AGPO (Access to Government Procurement Opportunities) programme requires that all public procuring entities to reserve a minimum of thirty per cent of their annual procurement spending for award to Youth, Women and Persons with Disabilities (PWDs). This facilitates the enterprises owned by this group of persons to be able to participate in Government opportunities.
A closer look shows that the rebound is less about structural strengthening of the AGPO ecosystem and more a reflection of broader procurement recovery. During the downturn years, overall public tendering contracted, and AGPO, being a fixed percentage of total procurement, fell alongside it. The bounce since 2023/24 therefore mirrors improvements in the wider procurement cycle rather than targeted reforms focused on special-interest groups.
Among youth-owned firms, awards climbed from KSh 9.48 billion to KSh 16.89 billion, and then KSh 18.75 billion, driven largely by counties. County executives alone accounted for more than KSh 7.6 billion in FY2024/25, making them the single largest youth-procurement channel. The sharp swings across years suggest erratic planning and a reliance on a handful of high-value infrastructure-related purchases that disproportionately benefit youth-registered contractors. Ministries and state corporations posted steady gains, but the volatility across institutions points to cyclical tendering rather than consistent adherence to the 30 percent reservation rule.
Women-owned enterprises continue to anchor AGPO performance, absorbing over KSh 33.12 billion in FY2024/25, nearly 60% of all AGPO spending. The concentration of awards among women suppliers is structurally linked to the higher rate of formal business registration by women’s groups, especially in retail, supply and service sectors that dominate government procurement.
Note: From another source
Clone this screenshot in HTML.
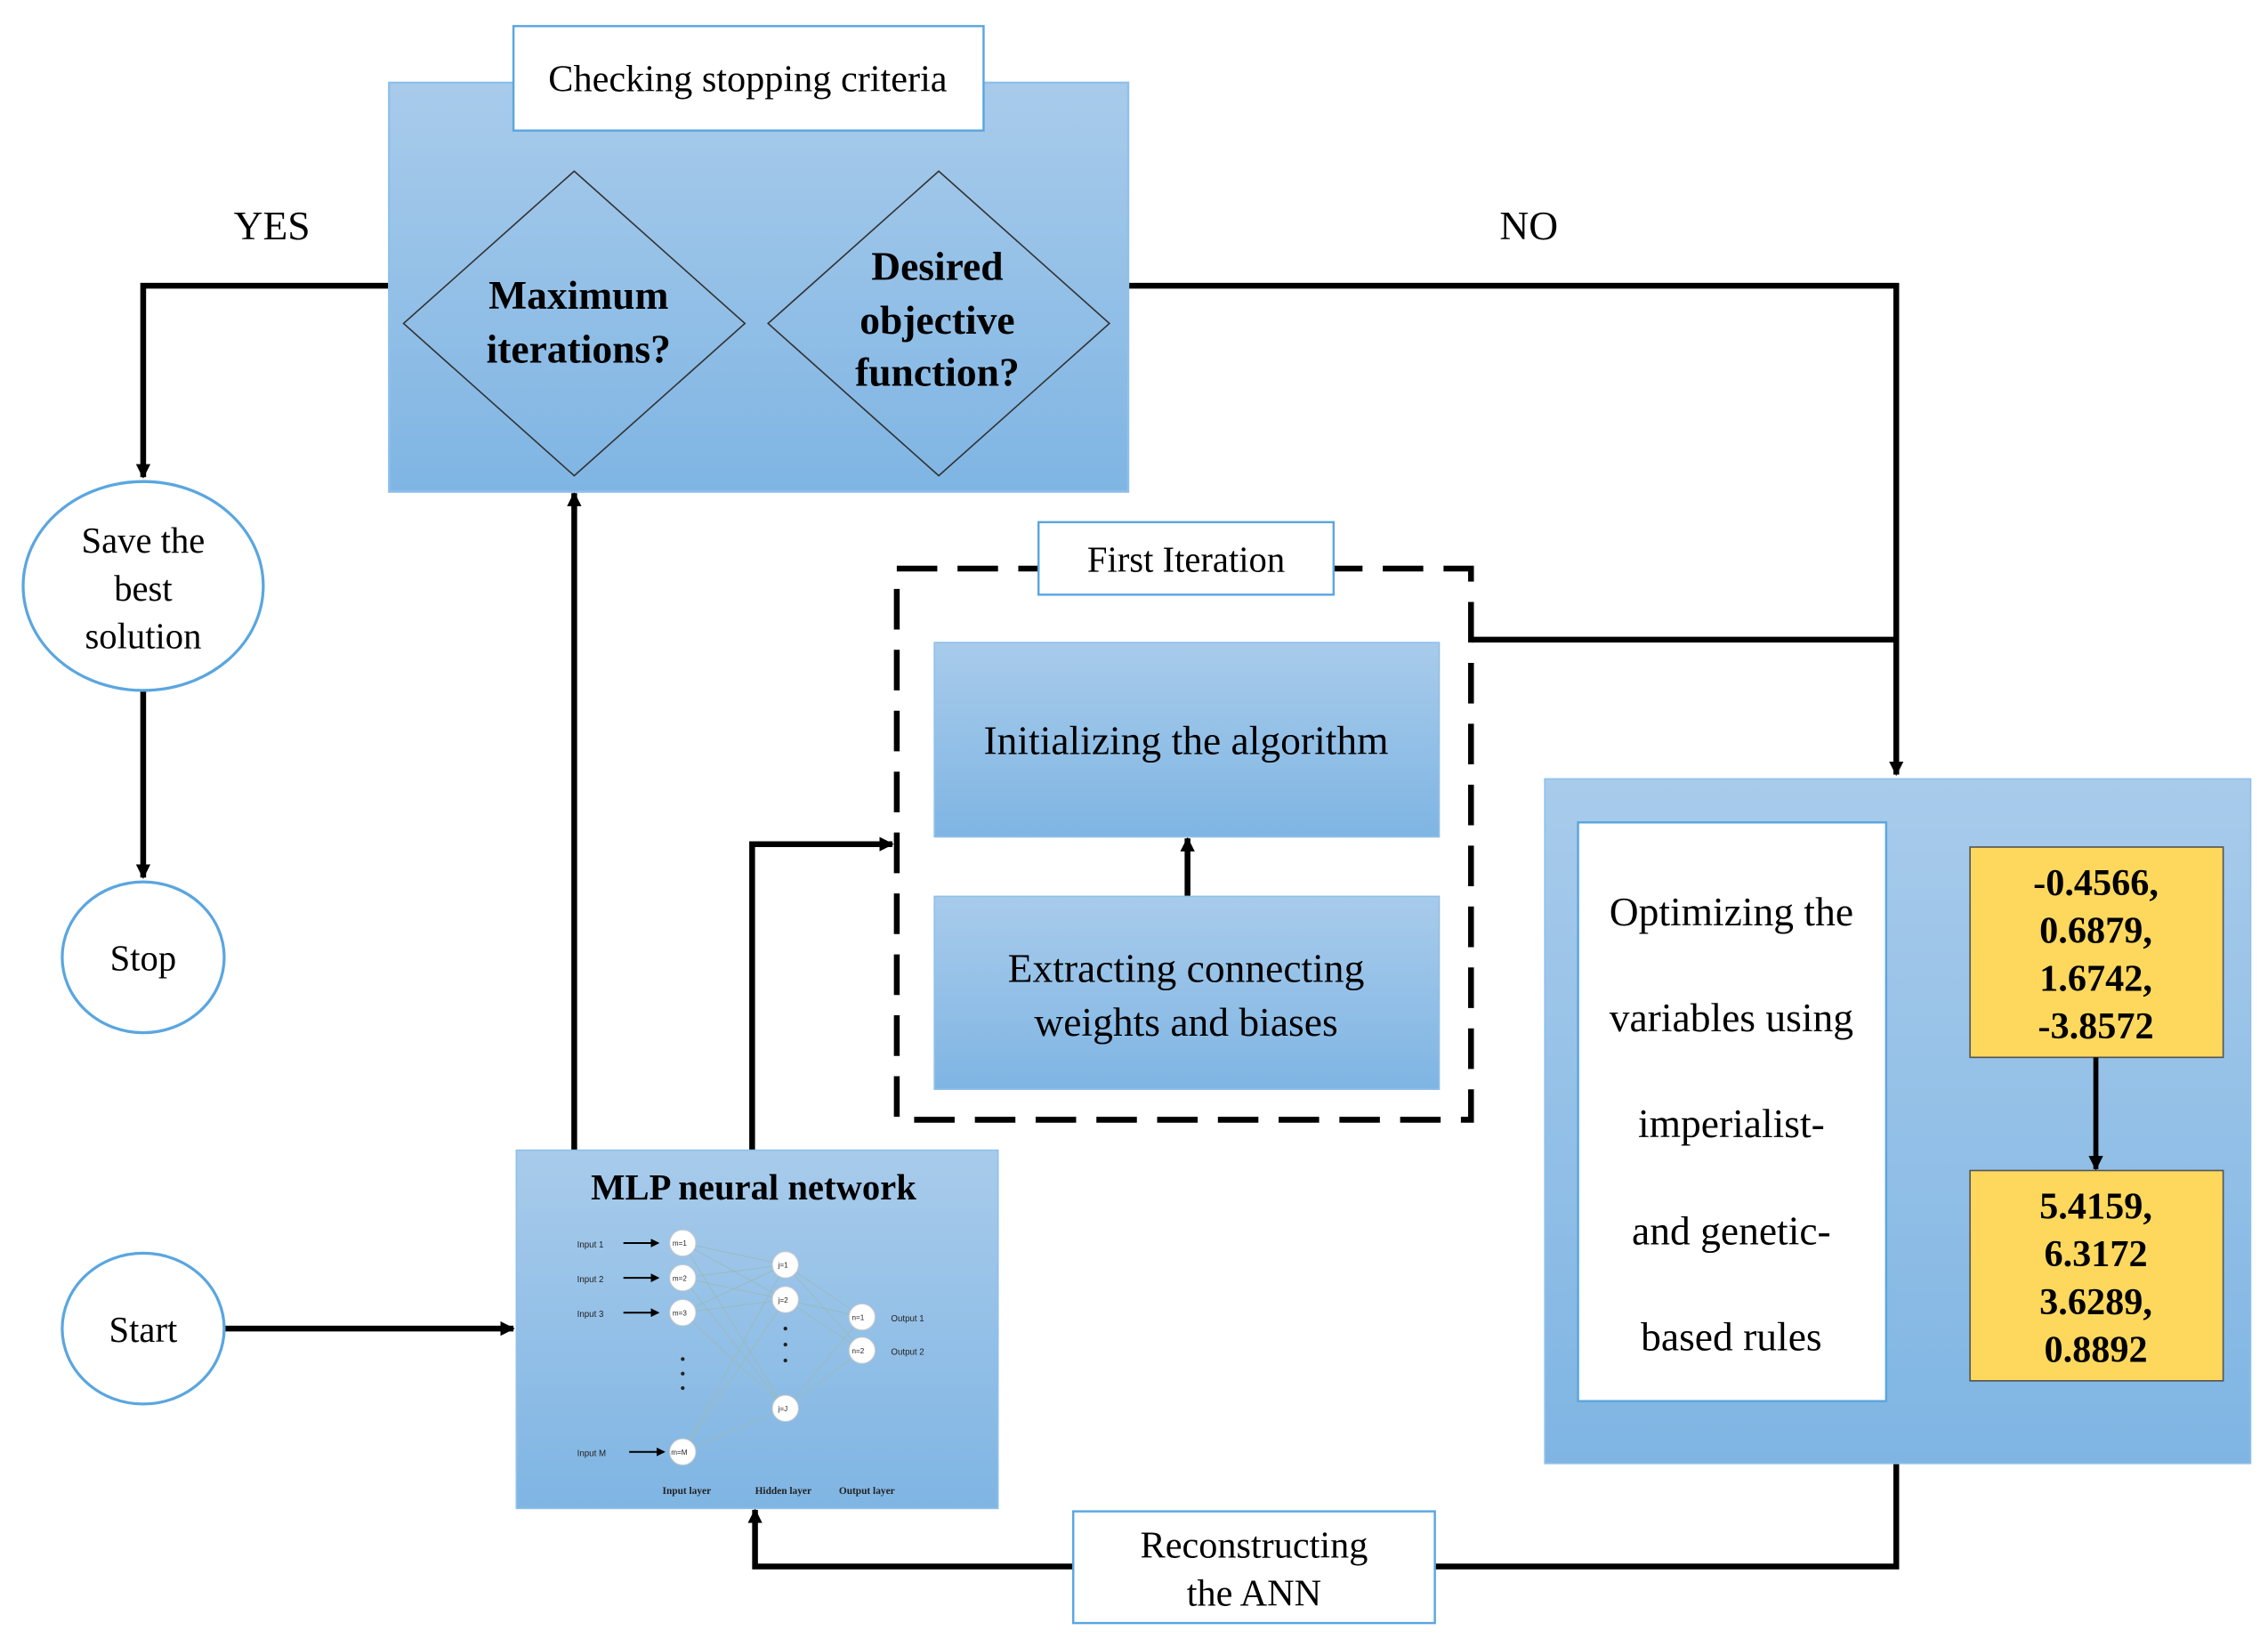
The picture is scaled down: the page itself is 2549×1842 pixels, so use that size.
<!DOCTYPE html>
<html><head><meta charset="utf-8"><style>html,body{margin:0;padding:0;background:#fff}svg{display:block}</style></head>
<body>
<svg width="2549" height="1842" viewBox="0 0 1568 1130" preserveAspectRatio="none" xmlns="http://www.w3.org/2000/svg" font-family="'Liberation Serif', serif">
<defs>
<linearGradient id="g" x1="0" y1="0" x2="0" y2="1"><stop offset="0" stop-color="#a8cbeb"/><stop offset="1" stop-color="#7fb5e3"/></linearGradient>
<marker id="a" markerWidth="10" markerHeight="10" refX="9" refY="5" orient="auto" markerUnits="userSpaceOnUse"><path d="M0,0 L10,5 L0,10 z" fill="#000"/></marker>
<marker id="s" markerWidth="6" markerHeight="6" refX="5" refY="3" orient="auto" markerUnits="userSpaceOnUse"><path d="M0,0 L6,3 L0,6 z" fill="#000"/></marker>
</defs>
<g stroke="#000" stroke-width="4" fill="none">
<polyline points="269,197 99,197 99,329" marker-end="url(#a)"/>
<polyline points="99,476 99,605" marker-end="url(#a)"/>
<polyline points="155,916 355,916" marker-end="url(#a)"/>
<polyline points="397,793 397,340" marker-end="url(#a)"/>
<polyline points="520,793 520,582 617,582" marker-end="url(#a)"/>
<polyline points="780,197 1311,197 1311,534" marker-end="url(#a)"/>
<polyline points="1017,441 1311,441"/>
<polyline points="821,618 821,578" marker-end="url(#a)"/>
<polyline points="1311,1009 1311,1080 522,1080 522,1041" marker-end="url(#a)"/>
</g>
<rect x="269" y="57" width="511" height="282" fill="url(#g)" stroke="#8fc0ea" stroke-width="1.5"/>
<rect x="355" y="18" width="325" height="72" fill="#fff" stroke="#5aa6e0" stroke-width="1.5"/>
<text x="517" y="63" font-size="26" text-anchor="middle">Checking stopping criteria</text>
<polygon points="397,118 515,223 397,328 279,223" fill="none" stroke="#333" stroke-width="1"/>
<polygon points="649,118 767,223 649,328 531,223" fill="none" stroke="#333" stroke-width="1"/>
<g font-size="28" font-weight="bold" text-anchor="middle">
<text x="400" y="213">Maximum</text><text x="400" y="250">iterations?</text>
<text x="648" y="193">Desired</text><text x="648" y="230">objective</text><text x="648" y="266">function?</text>
</g>
<text x="188" y="165" font-size="28" text-anchor="middle">YES</text>
<text x="1057" y="165" font-size="28" text-anchor="middle">NO</text>
<g fill="#fff" stroke="#5aa6e0" stroke-width="2">
<ellipse cx="99" cy="404" rx="83" ry="72"/>
<ellipse cx="99" cy="660" rx="56" ry="52"/>
<ellipse cx="99" cy="916" rx="56" ry="52"/>
</g>
<g font-size="25" text-anchor="middle">
<text x="99" y="381">Save the</text><text x="99" y="414">best</text><text x="99" y="447">solution</text>
<text x="99" y="669">Stop</text><text x="99" y="925">Start</text>
</g>
<rect x="620" y="392" width="397" height="380" fill="none" stroke="#000" stroke-width="4" stroke-dasharray="28,14"/>
<rect x="718" y="360" width="204" height="50" fill="#fff" stroke="#5aa6e0" stroke-width="1.5"/>
<text x="820" y="394" font-size="25" text-anchor="middle">First Iteration</text>
<rect x="646" y="443" width="349" height="134" fill="url(#g)" stroke="#8fc0ea"/>
<rect x="646" y="618" width="349" height="133" fill="url(#g)" stroke="#8fc0ea"/>
<g font-size="28" text-anchor="middle">
<text x="820" y="520">Initializing the algorithm</text>
<text x="820" y="677">Extracting connecting</text><text x="820" y="714">weights and biases</text>
</g>
<rect x="357" y="793" width="333" height="247" fill="url(#g)" stroke="#8fc0ea"/>
<text x="521" y="827" font-size="25" font-weight="bold" text-anchor="middle">MLP neural network</text>
<g stroke="#9bb" stroke-width="0.6">
<path d="M472,857 L543,872 M472,857 L543,896 M472,857 L543,971 M472,881 L543,872 M472,881 L543,896 M472,881 L543,971 M472,905 L543,872 M472,905 L543,896 M472,905 L543,971 M472,1001 L543,872 M472,1001 L543,896 M472,1001 L543,971 M543,872 L596,908 M543,872 L596,931 M543,896 L596,908 M543,896 L596,931 M543,971 L596,908 M543,971 L596,931"/>
</g>
<g stroke="#000" stroke-width="1.2">
<line x1="431" y1="857" x2="455" y2="857" marker-end="url(#s)"/>
<line x1="431" y1="881" x2="455" y2="881" marker-end="url(#s)"/>
<line x1="431" y1="905" x2="455" y2="905" marker-end="url(#s)"/>
<line x1="435" y1="1001" x2="459" y2="1001" marker-end="url(#s)"/>
</g>
<g fill="#fff" stroke="#ccc" stroke-width="0.6">
<circle cx="472" cy="857" r="9"/><circle cx="472" cy="881" r="9"/><circle cx="472" cy="905" r="9"/><circle cx="472" cy="1001" r="9"/>
<circle cx="543" cy="872" r="9"/><circle cx="543" cy="896" r="9"/><circle cx="543" cy="971" r="9"/>
<circle cx="596" cy="908" r="9"/><circle cx="596" cy="931" r="9"/>
</g>
<g fill="#222">
<circle cx="472" cy="937" r="1.3"/><circle cx="472" cy="947" r="1.3"/><circle cx="472" cy="957" r="1.3"/>
<circle cx="543" cy="916" r="1.3"/><circle cx="543" cy="927" r="1.3"/><circle cx="543" cy="938" r="1.3"/>
</g>
<g font-size="6" font-family="'Liberation Sans', sans-serif" fill="#222">
<text x="399" y="860">Input 1</text><text x="399" y="884">Input 2</text><text x="399" y="908">Input 3</text><text x="399" y="1004">Input M</text>
<text x="616" y="911">Output 1</text><text x="616" y="934">Output 2</text>
<text x="465" y="859" font-size="5">m=1</text><text x="465" y="883" font-size="5">m=2</text><text x="465" y="907" font-size="5">m=3</text><text x="464" y="1003" font-size="5">m=M</text>
<text x="538" y="874" font-size="5">j=1</text><text x="538" y="898" font-size="5">j=2</text><text x="538" y="973" font-size="5">j=J</text>
<text x="589" y="910" font-size="5">n=1</text><text x="589" y="933" font-size="5">n=2</text>
</g>
<g font-size="7" font-weight="bold" fill="#222">
<text x="458" y="1030">Input layer</text><text x="522" y="1030">Hidden layer</text><text x="580" y="1030">Output layer</text>
</g>
<rect x="1068" y="537" width="488" height="472" fill="url(#g)" stroke="#8fc0ea"/>
<rect x="1091" y="567" width="213" height="399" fill="#fff" stroke="#5aa6e0" stroke-width="1.5"/>
<g font-size="28" text-anchor="middle">
<text x="1197" y="638">Optimizing the</text><text x="1197" y="711">variables using</text><text x="1197" y="784">imperialist-</text><text x="1197" y="858">and genetic-</text><text x="1197" y="931">based rules</text>
</g>
<rect x="1362" y="584" width="175" height="145" fill="#fdd85c" stroke="#555" stroke-width="1"/>
<rect x="1362" y="807" width="175" height="145" fill="#fdd85c" stroke="#555" stroke-width="1"/>
<line x1="1449" y1="729" x2="1449" y2="806" stroke="#000" stroke-width="3.5" marker-end="url(#a)"/>
<g font-size="26" font-weight="bold" text-anchor="middle">
<text x="1449" y="617">-0.4566,</text><text x="1449" y="650">0.6879,</text><text x="1449" y="683">1.6742,</text><text x="1449" y="716">-3.8572</text>
<text x="1449" y="840">5.4159,</text><text x="1449" y="873">6.3172</text><text x="1449" y="906">3.6289,</text><text x="1449" y="939">0.8892</text>
</g>
<rect x="742" y="1042" width="250" height="77" fill="#fff" stroke="#5aa6e0" stroke-width="1.5"/>
<g font-size="26" text-anchor="middle"><text x="867" y="1074">Reconstructing</text><text x="867" y="1107">the ANN</text></g>
</svg>
</body></html>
State corporations remain the programme’s backbone, issuing KSh 15.48 billion in awards in 2024/25, nearly equal to the combined allocations of all counties. The dependence on large parastatals raises concerns that AGPO outcomes remain vulnerable to the financial health and procurement cycles of a few big institutions.
For PWDs, the KNBS data shows the fastest growth rate but from the smallest base: awards rose from KSh 2.90 billion in 2022/23 to KSh 4.95 billion in 2024/25. The small share underscores long-standing structural barriers, including low registration, limited access to digital procurement tools and difficulty meeting technical specifications in tenders. The stagnation of PWD awards in several entities, including near-zero allocations by some county corporations, suggests that compliance is largely procedural rather than developmental.
The overarching trend reveals a programme heavily shaped by fiscal cycles. When government liquidity tightens, AGPO shrinks; when spending resumes, allocations rise. This tight coupling suggests that AGPO remains more of a derivative outcome of general procurement activity than a strategic empowerment tool with insulated budgets and dedicated oversight.